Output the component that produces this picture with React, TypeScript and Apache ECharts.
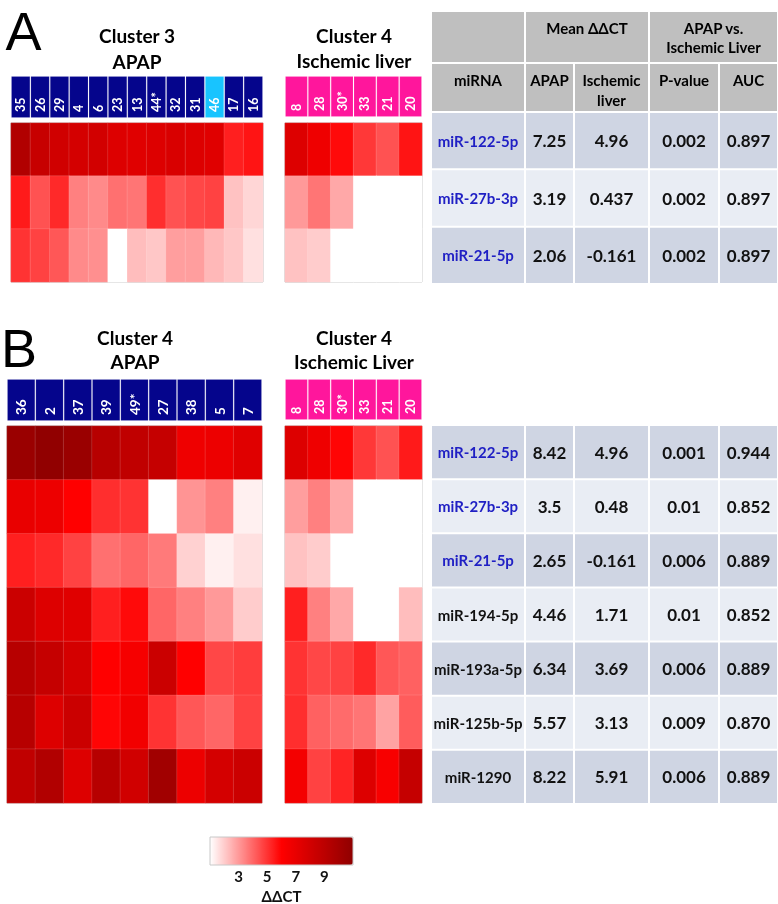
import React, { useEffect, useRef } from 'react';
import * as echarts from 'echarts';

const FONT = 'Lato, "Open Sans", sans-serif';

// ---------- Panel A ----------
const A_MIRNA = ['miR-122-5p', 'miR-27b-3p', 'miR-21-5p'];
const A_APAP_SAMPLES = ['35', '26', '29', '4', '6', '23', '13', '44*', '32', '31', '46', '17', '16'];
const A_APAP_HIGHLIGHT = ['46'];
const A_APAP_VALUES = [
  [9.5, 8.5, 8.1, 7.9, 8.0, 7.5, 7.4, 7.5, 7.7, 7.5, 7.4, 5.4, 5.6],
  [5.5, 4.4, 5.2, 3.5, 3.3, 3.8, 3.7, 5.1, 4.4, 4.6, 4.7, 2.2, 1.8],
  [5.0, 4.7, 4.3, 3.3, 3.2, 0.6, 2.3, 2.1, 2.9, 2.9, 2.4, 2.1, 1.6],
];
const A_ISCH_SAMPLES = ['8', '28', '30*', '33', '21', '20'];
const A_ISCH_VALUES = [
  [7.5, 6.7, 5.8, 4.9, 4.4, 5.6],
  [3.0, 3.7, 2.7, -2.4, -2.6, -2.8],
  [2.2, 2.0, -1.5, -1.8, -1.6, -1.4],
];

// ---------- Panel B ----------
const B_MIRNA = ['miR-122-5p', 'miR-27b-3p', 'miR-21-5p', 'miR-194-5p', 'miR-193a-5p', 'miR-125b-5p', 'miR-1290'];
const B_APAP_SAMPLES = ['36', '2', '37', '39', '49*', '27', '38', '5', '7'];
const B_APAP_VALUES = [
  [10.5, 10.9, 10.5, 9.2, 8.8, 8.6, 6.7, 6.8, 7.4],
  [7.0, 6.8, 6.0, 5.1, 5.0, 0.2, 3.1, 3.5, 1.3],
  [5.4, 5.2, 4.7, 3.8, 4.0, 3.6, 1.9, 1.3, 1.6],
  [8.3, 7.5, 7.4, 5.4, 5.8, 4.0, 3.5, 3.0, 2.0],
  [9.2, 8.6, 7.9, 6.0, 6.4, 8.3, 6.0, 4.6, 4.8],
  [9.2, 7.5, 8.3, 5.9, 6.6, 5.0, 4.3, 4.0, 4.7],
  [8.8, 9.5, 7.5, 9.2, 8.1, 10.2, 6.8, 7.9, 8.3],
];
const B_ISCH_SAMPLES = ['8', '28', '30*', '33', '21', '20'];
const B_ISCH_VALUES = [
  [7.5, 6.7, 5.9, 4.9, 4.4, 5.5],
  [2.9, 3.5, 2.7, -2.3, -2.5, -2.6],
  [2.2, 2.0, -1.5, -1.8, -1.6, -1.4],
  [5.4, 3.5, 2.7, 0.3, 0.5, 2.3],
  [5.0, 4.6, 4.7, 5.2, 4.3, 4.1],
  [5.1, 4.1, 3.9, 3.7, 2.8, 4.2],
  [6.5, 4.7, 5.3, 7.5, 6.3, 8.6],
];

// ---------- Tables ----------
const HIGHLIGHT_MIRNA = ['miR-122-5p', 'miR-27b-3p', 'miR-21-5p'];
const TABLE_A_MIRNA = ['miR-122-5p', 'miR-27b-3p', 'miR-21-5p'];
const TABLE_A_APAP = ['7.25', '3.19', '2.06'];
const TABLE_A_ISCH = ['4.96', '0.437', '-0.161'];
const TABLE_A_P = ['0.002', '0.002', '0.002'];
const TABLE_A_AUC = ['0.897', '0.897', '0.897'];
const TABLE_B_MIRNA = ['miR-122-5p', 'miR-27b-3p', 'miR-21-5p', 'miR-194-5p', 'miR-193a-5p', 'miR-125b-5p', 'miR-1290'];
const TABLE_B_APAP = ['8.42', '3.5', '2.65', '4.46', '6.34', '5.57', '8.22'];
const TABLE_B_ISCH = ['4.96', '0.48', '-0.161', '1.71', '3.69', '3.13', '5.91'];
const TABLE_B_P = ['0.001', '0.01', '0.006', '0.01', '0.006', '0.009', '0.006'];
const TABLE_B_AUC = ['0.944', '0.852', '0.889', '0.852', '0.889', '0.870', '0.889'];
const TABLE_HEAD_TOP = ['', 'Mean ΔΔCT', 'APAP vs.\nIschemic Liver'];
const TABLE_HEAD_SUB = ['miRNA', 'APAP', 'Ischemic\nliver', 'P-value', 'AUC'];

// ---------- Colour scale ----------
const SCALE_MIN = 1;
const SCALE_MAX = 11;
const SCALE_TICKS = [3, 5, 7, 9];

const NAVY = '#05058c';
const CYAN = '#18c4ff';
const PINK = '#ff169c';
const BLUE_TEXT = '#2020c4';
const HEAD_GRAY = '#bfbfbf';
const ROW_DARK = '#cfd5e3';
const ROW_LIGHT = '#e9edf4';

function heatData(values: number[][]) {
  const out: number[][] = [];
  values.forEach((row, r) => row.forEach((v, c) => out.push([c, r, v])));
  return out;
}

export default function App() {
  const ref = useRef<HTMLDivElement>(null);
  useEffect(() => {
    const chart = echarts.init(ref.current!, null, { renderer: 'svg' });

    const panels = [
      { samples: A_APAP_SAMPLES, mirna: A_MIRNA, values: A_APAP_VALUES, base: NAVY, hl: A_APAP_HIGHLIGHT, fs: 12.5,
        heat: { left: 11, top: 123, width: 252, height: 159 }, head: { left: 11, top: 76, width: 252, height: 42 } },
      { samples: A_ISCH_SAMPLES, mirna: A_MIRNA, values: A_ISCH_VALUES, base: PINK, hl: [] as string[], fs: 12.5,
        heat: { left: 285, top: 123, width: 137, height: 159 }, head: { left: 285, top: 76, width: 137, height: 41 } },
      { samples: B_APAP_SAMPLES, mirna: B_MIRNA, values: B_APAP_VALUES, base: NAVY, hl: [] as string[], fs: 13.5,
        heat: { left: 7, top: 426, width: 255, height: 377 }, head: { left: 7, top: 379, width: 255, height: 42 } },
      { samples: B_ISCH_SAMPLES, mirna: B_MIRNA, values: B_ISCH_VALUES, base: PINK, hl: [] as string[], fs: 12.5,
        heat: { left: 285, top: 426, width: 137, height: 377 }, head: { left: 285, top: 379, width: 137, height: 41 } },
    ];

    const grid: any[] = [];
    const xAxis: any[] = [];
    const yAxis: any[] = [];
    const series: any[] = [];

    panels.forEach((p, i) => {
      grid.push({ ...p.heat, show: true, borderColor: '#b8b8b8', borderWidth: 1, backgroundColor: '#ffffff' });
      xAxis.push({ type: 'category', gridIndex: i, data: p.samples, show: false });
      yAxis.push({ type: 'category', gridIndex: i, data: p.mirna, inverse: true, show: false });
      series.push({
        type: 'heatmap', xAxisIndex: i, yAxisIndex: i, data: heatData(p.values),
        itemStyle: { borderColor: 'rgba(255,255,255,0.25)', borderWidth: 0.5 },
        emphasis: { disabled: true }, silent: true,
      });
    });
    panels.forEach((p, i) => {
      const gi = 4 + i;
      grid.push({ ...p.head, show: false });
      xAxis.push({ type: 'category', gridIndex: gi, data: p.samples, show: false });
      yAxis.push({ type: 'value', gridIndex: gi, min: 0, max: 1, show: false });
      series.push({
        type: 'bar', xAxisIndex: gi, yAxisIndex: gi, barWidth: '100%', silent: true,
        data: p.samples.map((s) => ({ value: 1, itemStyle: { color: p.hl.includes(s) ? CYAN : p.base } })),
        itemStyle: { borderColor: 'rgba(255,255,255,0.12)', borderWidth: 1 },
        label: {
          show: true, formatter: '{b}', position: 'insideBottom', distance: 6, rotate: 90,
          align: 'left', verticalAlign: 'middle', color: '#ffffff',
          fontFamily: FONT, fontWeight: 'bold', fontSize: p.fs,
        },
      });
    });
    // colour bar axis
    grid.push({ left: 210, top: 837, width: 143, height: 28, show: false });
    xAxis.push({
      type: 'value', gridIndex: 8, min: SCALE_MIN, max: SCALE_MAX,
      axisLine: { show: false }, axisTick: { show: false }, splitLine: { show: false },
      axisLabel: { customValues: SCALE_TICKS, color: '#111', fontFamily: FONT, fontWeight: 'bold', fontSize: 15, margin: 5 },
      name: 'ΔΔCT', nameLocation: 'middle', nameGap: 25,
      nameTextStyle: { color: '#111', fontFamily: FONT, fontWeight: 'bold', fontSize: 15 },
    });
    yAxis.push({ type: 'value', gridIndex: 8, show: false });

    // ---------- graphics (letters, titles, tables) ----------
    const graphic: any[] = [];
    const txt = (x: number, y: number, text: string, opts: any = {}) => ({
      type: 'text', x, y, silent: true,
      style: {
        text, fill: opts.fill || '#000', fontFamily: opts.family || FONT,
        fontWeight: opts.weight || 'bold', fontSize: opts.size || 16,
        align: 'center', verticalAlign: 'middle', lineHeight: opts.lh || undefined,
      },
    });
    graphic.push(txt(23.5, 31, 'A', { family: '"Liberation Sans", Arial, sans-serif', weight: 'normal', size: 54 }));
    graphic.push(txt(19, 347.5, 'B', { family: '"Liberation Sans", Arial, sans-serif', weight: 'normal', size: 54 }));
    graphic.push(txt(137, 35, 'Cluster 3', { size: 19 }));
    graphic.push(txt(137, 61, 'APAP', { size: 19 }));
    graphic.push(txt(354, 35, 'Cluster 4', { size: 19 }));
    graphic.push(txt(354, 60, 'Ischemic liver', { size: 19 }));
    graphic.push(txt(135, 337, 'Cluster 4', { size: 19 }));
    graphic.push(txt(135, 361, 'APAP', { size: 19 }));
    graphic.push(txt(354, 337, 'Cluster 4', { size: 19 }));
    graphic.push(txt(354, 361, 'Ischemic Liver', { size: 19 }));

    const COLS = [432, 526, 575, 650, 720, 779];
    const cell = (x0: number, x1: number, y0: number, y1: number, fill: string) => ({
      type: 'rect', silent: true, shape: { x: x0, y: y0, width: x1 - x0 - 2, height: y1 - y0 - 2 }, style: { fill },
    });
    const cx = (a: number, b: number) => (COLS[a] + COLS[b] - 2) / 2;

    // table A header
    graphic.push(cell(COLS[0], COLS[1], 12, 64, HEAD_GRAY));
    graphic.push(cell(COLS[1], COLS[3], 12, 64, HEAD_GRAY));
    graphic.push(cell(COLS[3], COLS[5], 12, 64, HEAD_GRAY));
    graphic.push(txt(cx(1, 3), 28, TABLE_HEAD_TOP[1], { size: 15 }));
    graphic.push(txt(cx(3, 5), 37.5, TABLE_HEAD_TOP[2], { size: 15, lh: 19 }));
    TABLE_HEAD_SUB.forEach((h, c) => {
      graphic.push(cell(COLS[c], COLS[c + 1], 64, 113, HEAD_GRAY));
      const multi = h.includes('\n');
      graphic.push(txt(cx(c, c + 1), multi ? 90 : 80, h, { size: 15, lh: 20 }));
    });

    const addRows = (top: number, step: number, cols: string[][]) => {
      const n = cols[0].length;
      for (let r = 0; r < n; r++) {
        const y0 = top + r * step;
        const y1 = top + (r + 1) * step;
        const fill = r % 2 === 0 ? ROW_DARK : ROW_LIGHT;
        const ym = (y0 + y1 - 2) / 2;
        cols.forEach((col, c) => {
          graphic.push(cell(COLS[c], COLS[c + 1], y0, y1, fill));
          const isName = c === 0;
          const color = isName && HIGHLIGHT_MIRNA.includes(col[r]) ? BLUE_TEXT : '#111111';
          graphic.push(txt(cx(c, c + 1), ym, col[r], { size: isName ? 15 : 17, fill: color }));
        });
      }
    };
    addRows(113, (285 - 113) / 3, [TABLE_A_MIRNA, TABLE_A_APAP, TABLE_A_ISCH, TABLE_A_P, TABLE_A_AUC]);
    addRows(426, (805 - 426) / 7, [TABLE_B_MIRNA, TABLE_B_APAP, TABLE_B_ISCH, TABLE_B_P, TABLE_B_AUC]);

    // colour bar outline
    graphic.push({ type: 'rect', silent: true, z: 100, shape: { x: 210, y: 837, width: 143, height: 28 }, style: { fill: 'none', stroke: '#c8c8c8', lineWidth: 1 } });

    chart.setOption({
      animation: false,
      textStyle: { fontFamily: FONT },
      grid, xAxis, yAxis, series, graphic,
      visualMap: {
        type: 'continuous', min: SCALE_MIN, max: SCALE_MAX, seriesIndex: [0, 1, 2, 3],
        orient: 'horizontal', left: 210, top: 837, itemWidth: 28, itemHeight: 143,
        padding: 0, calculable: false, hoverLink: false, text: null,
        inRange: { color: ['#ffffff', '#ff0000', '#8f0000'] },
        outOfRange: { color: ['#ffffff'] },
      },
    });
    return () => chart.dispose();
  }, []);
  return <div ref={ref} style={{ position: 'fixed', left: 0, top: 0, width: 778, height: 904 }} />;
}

§ **Aim**
From the data, pick out every line that includes "React".

§ **Solution**
Output the component that produces this picture with React, TypeScript and Apache ECharts.
import React, { useEffect, useRef } from 'react';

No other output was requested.